Your goal: Compile every line that includes the word "React".

Dataset extract:
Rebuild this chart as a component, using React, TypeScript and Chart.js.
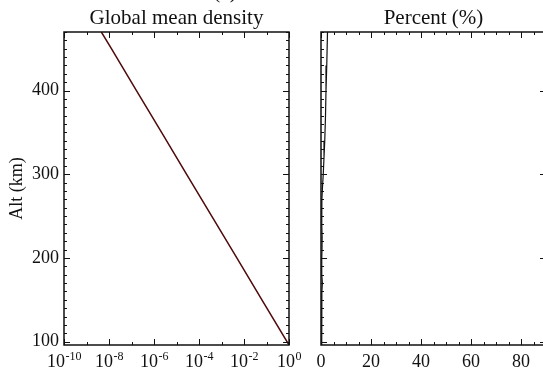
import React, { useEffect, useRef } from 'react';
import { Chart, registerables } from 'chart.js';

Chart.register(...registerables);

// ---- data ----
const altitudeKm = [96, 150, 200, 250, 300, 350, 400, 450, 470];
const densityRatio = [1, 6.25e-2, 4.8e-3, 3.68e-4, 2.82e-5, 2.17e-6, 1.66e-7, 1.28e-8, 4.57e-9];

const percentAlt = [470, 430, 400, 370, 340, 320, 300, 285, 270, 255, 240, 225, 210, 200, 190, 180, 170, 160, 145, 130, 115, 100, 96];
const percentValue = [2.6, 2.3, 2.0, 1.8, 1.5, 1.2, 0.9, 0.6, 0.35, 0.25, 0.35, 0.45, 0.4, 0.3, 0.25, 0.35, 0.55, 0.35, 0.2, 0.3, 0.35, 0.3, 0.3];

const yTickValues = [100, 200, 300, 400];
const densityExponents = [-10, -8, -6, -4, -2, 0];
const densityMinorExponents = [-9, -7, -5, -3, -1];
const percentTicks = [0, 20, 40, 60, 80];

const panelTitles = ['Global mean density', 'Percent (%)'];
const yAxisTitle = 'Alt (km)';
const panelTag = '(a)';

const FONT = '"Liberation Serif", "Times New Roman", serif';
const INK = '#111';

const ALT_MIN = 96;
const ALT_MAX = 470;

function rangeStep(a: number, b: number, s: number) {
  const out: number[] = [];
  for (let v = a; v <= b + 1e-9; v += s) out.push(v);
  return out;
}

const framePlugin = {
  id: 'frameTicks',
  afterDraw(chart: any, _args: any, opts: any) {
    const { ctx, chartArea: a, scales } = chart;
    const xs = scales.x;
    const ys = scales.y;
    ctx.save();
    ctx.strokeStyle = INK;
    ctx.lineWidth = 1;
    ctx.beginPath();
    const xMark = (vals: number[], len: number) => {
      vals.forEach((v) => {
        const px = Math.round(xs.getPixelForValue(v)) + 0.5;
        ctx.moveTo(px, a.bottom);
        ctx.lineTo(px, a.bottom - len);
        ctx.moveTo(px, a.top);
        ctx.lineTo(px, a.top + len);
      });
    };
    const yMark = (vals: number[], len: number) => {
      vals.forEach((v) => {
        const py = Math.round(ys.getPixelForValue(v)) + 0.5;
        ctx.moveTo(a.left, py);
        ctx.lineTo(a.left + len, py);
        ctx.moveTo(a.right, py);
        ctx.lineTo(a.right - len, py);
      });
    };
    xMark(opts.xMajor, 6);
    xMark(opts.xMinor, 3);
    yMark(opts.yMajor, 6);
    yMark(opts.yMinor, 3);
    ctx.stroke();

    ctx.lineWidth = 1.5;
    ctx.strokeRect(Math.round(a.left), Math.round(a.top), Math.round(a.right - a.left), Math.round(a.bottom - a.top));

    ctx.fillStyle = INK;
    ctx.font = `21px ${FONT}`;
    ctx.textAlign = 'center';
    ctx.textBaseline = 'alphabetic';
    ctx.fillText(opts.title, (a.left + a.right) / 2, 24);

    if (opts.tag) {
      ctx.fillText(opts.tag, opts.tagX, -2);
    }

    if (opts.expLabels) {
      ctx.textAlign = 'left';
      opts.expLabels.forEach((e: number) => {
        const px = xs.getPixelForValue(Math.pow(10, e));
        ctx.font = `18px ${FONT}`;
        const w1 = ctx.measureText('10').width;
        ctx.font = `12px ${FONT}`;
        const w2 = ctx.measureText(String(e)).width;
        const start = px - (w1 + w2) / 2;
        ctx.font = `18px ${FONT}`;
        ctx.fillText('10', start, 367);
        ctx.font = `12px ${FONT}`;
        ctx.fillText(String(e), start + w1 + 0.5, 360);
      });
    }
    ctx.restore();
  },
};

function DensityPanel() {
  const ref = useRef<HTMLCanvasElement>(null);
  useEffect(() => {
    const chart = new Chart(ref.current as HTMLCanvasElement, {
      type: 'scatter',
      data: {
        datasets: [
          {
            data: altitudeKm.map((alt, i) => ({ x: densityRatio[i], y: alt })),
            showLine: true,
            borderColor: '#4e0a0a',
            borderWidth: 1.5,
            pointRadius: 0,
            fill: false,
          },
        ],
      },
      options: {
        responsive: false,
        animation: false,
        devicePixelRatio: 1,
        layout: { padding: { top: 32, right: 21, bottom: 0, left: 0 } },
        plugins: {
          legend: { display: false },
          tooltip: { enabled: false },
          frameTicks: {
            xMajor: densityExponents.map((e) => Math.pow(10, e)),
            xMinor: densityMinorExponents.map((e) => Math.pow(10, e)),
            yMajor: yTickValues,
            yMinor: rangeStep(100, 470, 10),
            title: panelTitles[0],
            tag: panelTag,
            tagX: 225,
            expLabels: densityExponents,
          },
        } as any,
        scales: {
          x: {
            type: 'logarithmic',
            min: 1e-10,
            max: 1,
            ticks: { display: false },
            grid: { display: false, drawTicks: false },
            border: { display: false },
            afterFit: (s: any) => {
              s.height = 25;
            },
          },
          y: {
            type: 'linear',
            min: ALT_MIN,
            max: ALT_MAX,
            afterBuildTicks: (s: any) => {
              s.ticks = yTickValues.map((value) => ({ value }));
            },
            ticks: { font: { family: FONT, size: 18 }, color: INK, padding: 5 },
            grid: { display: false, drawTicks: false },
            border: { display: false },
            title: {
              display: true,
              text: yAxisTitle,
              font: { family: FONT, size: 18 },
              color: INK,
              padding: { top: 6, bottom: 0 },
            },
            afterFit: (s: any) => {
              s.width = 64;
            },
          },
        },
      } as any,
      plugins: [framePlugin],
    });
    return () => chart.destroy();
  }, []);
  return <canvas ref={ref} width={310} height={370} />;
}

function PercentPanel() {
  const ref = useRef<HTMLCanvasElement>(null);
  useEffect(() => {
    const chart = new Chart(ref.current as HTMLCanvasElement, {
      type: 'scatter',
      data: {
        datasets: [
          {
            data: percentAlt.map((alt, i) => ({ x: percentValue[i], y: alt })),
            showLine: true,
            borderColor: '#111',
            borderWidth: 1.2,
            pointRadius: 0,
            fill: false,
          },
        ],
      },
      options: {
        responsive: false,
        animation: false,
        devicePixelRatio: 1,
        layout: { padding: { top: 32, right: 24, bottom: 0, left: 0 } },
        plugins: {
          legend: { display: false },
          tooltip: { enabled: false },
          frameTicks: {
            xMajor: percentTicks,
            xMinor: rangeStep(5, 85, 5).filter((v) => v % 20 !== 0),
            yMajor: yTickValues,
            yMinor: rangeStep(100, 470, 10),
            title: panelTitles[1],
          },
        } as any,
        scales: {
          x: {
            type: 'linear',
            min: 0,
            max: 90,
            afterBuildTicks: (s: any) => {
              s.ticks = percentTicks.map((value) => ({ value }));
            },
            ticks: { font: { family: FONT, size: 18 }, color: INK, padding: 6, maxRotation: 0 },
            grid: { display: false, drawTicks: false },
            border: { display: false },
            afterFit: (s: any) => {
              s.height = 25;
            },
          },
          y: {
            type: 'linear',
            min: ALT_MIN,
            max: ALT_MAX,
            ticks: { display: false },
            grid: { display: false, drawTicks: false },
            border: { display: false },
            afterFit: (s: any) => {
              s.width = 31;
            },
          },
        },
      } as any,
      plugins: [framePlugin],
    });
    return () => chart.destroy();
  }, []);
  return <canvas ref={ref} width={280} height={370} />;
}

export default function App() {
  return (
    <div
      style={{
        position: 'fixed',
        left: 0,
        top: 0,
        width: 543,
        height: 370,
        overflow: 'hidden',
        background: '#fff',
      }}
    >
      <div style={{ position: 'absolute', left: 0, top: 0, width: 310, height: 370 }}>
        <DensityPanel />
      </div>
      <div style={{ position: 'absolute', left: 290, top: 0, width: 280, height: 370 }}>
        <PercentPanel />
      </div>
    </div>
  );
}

Solution:
Rebuild this chart as a component, using React, TypeScript and Chart.js.
import React, { useEffect, useRef } from 'react';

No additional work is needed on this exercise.